Corn plants like these helped reveal pathways to more productive and resilient crops in a research project led by University of Michigan that studied genes in a cellular context. Photo Credit Alexandre Marand (U-M)

New Research Links Corn’s Cellular Gene Activity to Better Crop Traits

A new study led by the University of Michigan (U-M) reveals how gene activity in specific maize cell types can help explain the visible traits that matter most to growers — including yield potential and adaptability.

The research, published in Science, analyzed DNA from nearly 200 maize lines. It uncovered how gene regulation — not just the genetic code itself — drives differences in traits like ear size and number.

“One of the things that’s really remarkable to me is that, maybe a decade ago, when these sort of studies first started coming out, we were just trying to associate a genetic change to how the phenotypes would change,” U-M assistant professor of molecular, cellular and developmental biology Alexandre Marand said in a U-M news release.

“What this study shows is that, actually, most phenotypic variation comes from changes to regulation of a gene: when the gene is expressed, where it’s expressed and how much of it is expressed,” he said.

In other words, even though all cells share the same DNA, they use that genetic information differently. That disconnect — between the genome and the trait — has long puzzled scientists, especially when visible plant differences weren’t fully explained by genetic variation alone.

Researchers first sequenced the corn genome more than 15 years ago. Since then, the tools to study genes have become increasingly refined. But the missing piece, Marand said, has been understanding how genes operate within individual cells.

That capability has accelerated in just the past five years. This latest study, which began when Marand was a postdoctoral scholar at the University of Georgia, represents a leap forward.

“It’s really about connecting the dots,” he said.

Two postdocs in his U-M lab — Luguang Jiang and Fabio Gomez-Cano — helped push the project to completion. Their work examined gene regulation in specific cell types and how it correlates with traits breeders care about.

“Now that we can make those connections, we can tease apart the different cell contexts and we can start to put things together to optimize plants or to optimize some trait that we’re interested in,” Marand said.

He compared it to understanding how a car works. Knowing what each part does is one thing. Understanding how they function together — and how changes to one affect the whole — is something else entirely.

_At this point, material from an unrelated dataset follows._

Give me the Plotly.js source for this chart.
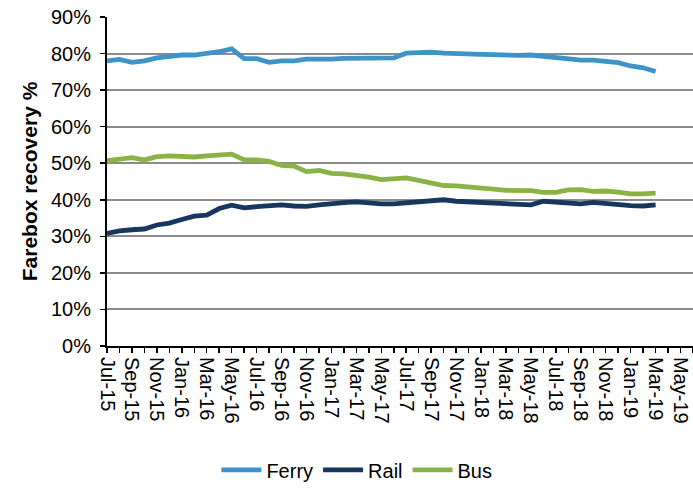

“This really helps with prediction,” he said. “It lets us ask beforehand, ‘If we make changes, are they going to be additive or even synergistic?’ Will it be one plus one equals two? Or maybe it’s 10 — or negative 20.”

The study also helps illuminate how corn evolved as it spread from tropical regions to temperate zones like Michigan.

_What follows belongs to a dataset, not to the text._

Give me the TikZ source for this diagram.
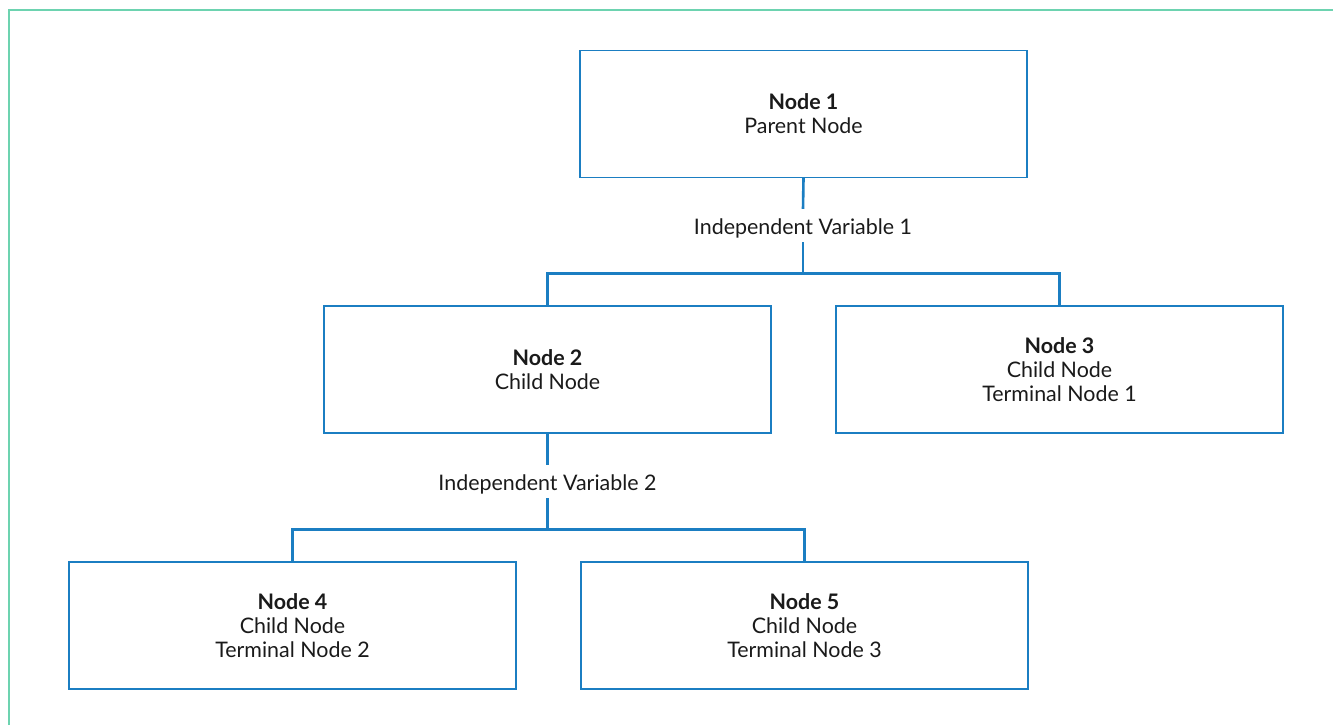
\documentclass[tikz,border=0pt]{standalone}
\usepackage{fontspec}
\setmainfont{Lato}
\definecolor{boxblue}{HTML}{1B7EC2}
\definecolor{framegreen}{HTML}{6DD3B0}
\definecolor{txt}{HTML}{1A1A1A}
\begin{document}
\begin{tikzpicture}[x=1bp,y=-1bp,
  treebox/.style={draw=boxblue,line width=1.4bp,minimum width=447bp,minimum height=127bp,
    align=center,inner sep=0pt,font=\fontsize{21.5}{24}\selectfont,text=txt},
  varlabel/.style={anchor=base,inner xsep=2bp,inner ysep=6bp,text height=19.5bp,text depth=1.5bp,
    font=\fontsize{21.5}{24}\selectfont,text=txt},
  conn/.style={draw=boxblue,line width=2.6bp}]
\useasboundingbox (0,0) rectangle (1333,725);
\draw[framegreen,line width=2bp] (8.5,725) -- (8.5,10.5) -- (1333,10.5);
\node[treebox] (n1) at (803.5,114) {\textbf{Node 1}\\Parent Node};
\node[treebox] (n2) at (547.5,369.5) {\textbf{Node 2}\\Child Node};
\node[treebox] (n3) at (1059.5,369.5) {\textbf{Node 3}\\Child Node\\Terminal Node 1};
\node[treebox] (n4) at (292.5,625.5) {\textbf{Node 4}\\Child Node\\Terminal Node 2};
\node[treebox] (n5) at (804.5,625.5) {\textbf{Node 5}\\Child Node\\Terminal Node 3};
\node[varlabel] (l1) at (803,234.5) {Independent Variable 1};
\node[varlabel] (l2) at (547.5,490.5) {Independent Variable 2};
\coordinate (j1) at (803,273.5);
\coordinate (j2) at (547.5,529.5);
\draw[conn] (n1.south) -- (l1.north);
\draw[conn] (l1.south) -- (j1);
\draw[conn] (j1) -| (n2.north);
\draw[conn] (j1) -| (n3.north);
\draw[conn] (n2.south) -- (l2.north);
\draw[conn] (l2.south) -- (j2);
\draw[conn] (j2) -| (n4.north);
\draw[conn] (j2) -| (n5.north);
\end{tikzpicture}
\end{document}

“What we found is that a lot of those changes involved changes to the regulatory sequences that we were studying, and they have unique consequences in very specific types of cells,” Marand said. “We can use that information to continue to improve plants and to make corn more adaptable to different climates.”

Contributors to the study included researchers from the University of Georgia and the University of Munich. Funding support came from the National Institutes of Health, the National Science Foundation and the University of Georgia Office of Research.